TASK: Skip every picture and transcribe the remaining material exactly.

━━ SOURCE MATERIAL ━━

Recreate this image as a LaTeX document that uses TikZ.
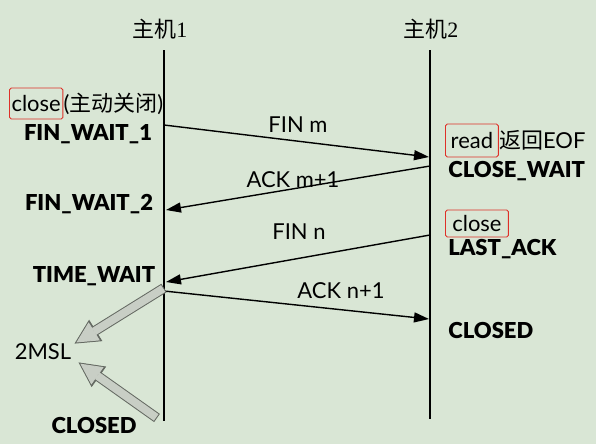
\documentclass[tikz,border=0pt]{standalone}
\usepackage{fontspec}
\setmainfont{Lato}
\newfontfamily\heavy{Lato Black}
\newfontfamily\cjk{Noto Sans CJK SC}
\newfontfamily\numserif{Liberation Serif}
\usetikzlibrary{arrows.meta,positioning}

\definecolor{bgcolor}{RGB}{217,230,213}
\definecolor{boxred}{RGB}{222,48,40}
\definecolor{blockfill}{RGB}{200,206,197}
\definecolor{blockline}{RGB}{100,105,98}

\tikzset{
  host/.style={font=\fontsize{12.5}{14}\selectfont, inner sep=0pt},
  state/.style={font=\fontsize{12.5}{14}\selectfont\heavy, inner sep=0pt},
  msg/.style={font=\fontsize{12.5}{14}\selectfont, inner sep=0pt},
  call/.style={draw=boxred, line width=0.5pt, rounded corners=1pt, inner xsep=1.2pt, inner ysep=0pt, font=\fontsize{12.5}{14}\selectfont},
  timeline/.style={line width=0.8pt},
  packet/.style={line width=0.8pt, -{Triangle[length=0.3cm, width=0.2cm]}},
  blockarrow/.style={draw=blockline, line width=0.2cm,
    -{Triangle[length=0.5cm, width=0.5cm, line width=0.5pt]},
    postaction={draw=blockfill, line width=0.16cm, shorten <=0.02cm, shorten >=0.045cm,
      -{Triangle[length=0.42cm, width=0.42cm, line width=0.5pt]}}}
}

\begin{document}
\begin{tikzpicture}[x=0.02cm, y=-0.02cm]
\fill[bgcolor] (0,0) rectangle (596,444);
\useasboundingbox (0,0) rectangle (596,444);

% hosts
\node[host] (host1) at (160,29) {{\cjk 主机}{\numserif 1}};
\node[host] (host2) at (431,29) {{\cjk 主机}{\numserif 2}};

\coordinate (h1top) at (164,50);
\coordinate (h1bot) at (164,421);
\coordinate (h2top) at (430,50);
\coordinate (h2bot) at (430,419);
\draw[timeline] (h1top) -- (h1bot);
\draw[timeline] (h2top) -- (h2bot);

% host 1 side
\node[call, anchor=west, minimum height=0.62cm] (close1) at (9,103.5) {close};
\node[msg, right=0pt of close1] (active) {({\cjk 主动关闭})};
\node[state] (finwait1) at (88,134) {FIN\_WAIT\_1};
\node[state] (finwait2) at (89,204) {FIN\_WAIT\_2};
\node[state] (timewait) at (94,276) {TIME\_WAIT};
\node[msg] (msl) at (43,352) {2MSL};
\node[state] (closed1) at (94,425) {CLOSED};

% host 2 side
\node[call, anchor=west, minimum height=0.66cm, inner xsep=3pt] (read) at (445,140.5) {read};
\node[msg, right=0pt of read] (eof) {{\cjk 返回}EOF};
\node[state, anchor=west] (closewait) at (448,171) {CLOSE\_WAIT};
\node[call, anchor=west, minimum height=0.54cm, minimum width=1.26cm] (close2) at (445,223.5) {close};
\node[state, anchor=west] (lastack) at (448,249) {LAST\_ACK};
\node[state, anchor=west] (closed2) at (448,330) {CLOSED};

% segments
\coordinate (finm1) at (164,125);
\coordinate (finm2) at (429,157);
\coordinate (ackm2) at (430,166);
\coordinate (ackm1) at (166,210);
\coordinate (finn2) at (430,235);
\coordinate (finn1) at (166,282);
\coordinate (ackn1) at (164,291);
\coordinate (ackn2) at (429,319);

\draw[packet] (finm1) -- (finm2);
\draw[packet] (ackm2) -- (ackm1);
\draw[packet] (finn2) -- (finn1);
\draw[packet] (ackn1) -- (ackn2);

\node[msg] (finmlabel) at (298,125) {FIN m};
\node[msg] (ackmlabel) at (293,180) {ACK m+1};
\node[msg] (finnlabel) at (299,232) {FIN n};
\node[msg] (acknlabel) at (341,291) {ACK n+1};

% 2MSL wait
\coordinate (twstart) at (164,288);
\coordinate (clstart) at (157,418);
\draw[blockarrow] (twstart) -- ([shift={(3,0)}]msl.north east);
\draw[blockarrow] (clstart) -- ([shift={(7,2)}]msl.south east);
\end{tikzpicture}
\end{document}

━━━

RESPONSE FOR THIS EXERCISE:
Recreate this image as a LaTeX document that uses TikZ.
\documentclass[tikz,border=0pt]{standalone}
\usepackage{fontspec}
\setmainfont{Lato}
\newfontfamily\heavy{Lato Black}
\newfontfamily\cjk{Noto Sans CJK SC}
\newfontfamily\numserif{Liberation Serif}
\usetikzlibrary{arrows.meta,positioning}

\definecolor{bgcolor}{RGB}{217,230,213}
\definecolor{boxred}{RGB}{222,48,40}
\definecolor{blockfill}{RGB}{200,206,197}
\definecolor{blockline}{RGB}{100,105,98}

\tikzset{
  host/.style={font=\fontsize{12.5}{14}\selectfont, inner sep=0pt},
  state/.style={font=\fontsize{12.5}{14}\selectfont\heavy, inner sep=0pt},
  msg/.style={font=\fontsize{12.5}{14}\selectfont, inner sep=0pt},
  call/.style={draw=boxred, line width=0.5pt, rounded corners=1pt, inner xsep=1.2pt, inner ysep=0pt, font=\fontsize{12.5}{14}\selectfont},
  timeline/.style={line width=0.8pt},
  packet/.style={line width=0.8pt, -{Triangle[length=0.3cm, width=0.2cm]}},
  blockarrow/.style={draw=blockline, line width=0.2cm,
    -{Triangle[length=0.5cm, width=0.5cm, line width=0.5pt]},
    postaction={draw=blockfill, line width=0.16cm, shorten <=0.02cm, shorten >=0.045cm,
      -{Triangle[length=0.42cm, width=0.42cm, line width=0.5pt]}}}
}

\begin{document}
\begin{tikzpicture}[x=0.02cm, y=-0.02cm]
\fill[bgcolor] (0,0) rectangle (596,444);
\useasboundingbox (0,0) rectangle (596,444);

% hosts
\node[host] (host1) at (160,29) {{\cjk 主机}{\numserif 1}};
\node[host] (host2) at (431,29) {{\cjk 主机}{\numserif 2}};

\coordinate (h1top) at (164,50);
\coordinate (h1bot) at (164,421);
\coordinate (h2top) at (430,50);
\coordinate (h2bot) at (430,419);
\draw[timeline] (h1top) -- (h1bot);
\draw[timeline] (h2top) -- (h2bot);

% host 1 side
\node[call, anchor=west, minimum height=0.62cm] (close1) at (9,103.5) {close};
\node[msg, right=0pt of close1] (active) {({\cjk 主动关闭})};
\node[state] (finwait1) at (88,134) {FIN\_WAIT\_1};
\node[state] (finwait2) at (89,204) {FIN\_WAIT\_2};
\node[state] (timewait) at (94,276) {TIME\_WAIT};
\node[msg] (msl) at (43,352) {2MSL};
\node[state] (closed1) at (94,425) {CLOSED};

% host 2 side
\node[call, anchor=west, minimum height=0.66cm, inner xsep=3pt] (read) at (445,140.5) {read};
\node[msg, right=0pt of read] (eof) {{\cjk 返回}EOF};
\node[state, anchor=west] (closewait) at (448,171) {CLOSE\_WAIT};
\node[call, anchor=west, minimum height=0.54cm, minimum width=1.26cm] (close2) at (445,223.5) {close};
\node[state, anchor=west] (lastack) at (448,249) {LAST\_ACK};
\node[state, anchor=west] (closed2) at (448,330) {CLOSED};

% segments
\coordinate (finm1) at (164,125);
\coordinate (finm2) at (429,157);
\coordinate (ackm2) at (430,166);
\coordinate (ackm1) at (166,210);
\coordinate (finn2) at (430,235);
\coordinate (finn1) at (166,282);
\coordinate (ackn1) at (164,291);
\coordinate (ackn2) at (429,319);

\draw[packet] (finm1) -- (finm2);
\draw[packet] (ackm2) -- (ackm1);
\draw[packet] (finn2) -- (finn1);
\draw[packet] (ackn1) -- (ackn2);

\node[msg] (finmlabel) at (298,125) {FIN m};
\node[msg] (ackmlabel) at (293,180) {ACK m+1};
\node[msg] (finnlabel) at (299,232) {FIN n};
\node[msg] (acknlabel) at (341,291) {ACK n+1};

% 2MSL wait
\coordinate (twstart) at (164,288);
\coordinate (clstart) at (157,418);
\draw[blockarrow] (twstart) -- ([shift={(3,0)}]msl.north east);
\draw[blockarrow] (clstart) -- ([shift={(7,2)}]msl.south east);
\end{tikzpicture}
\end{document}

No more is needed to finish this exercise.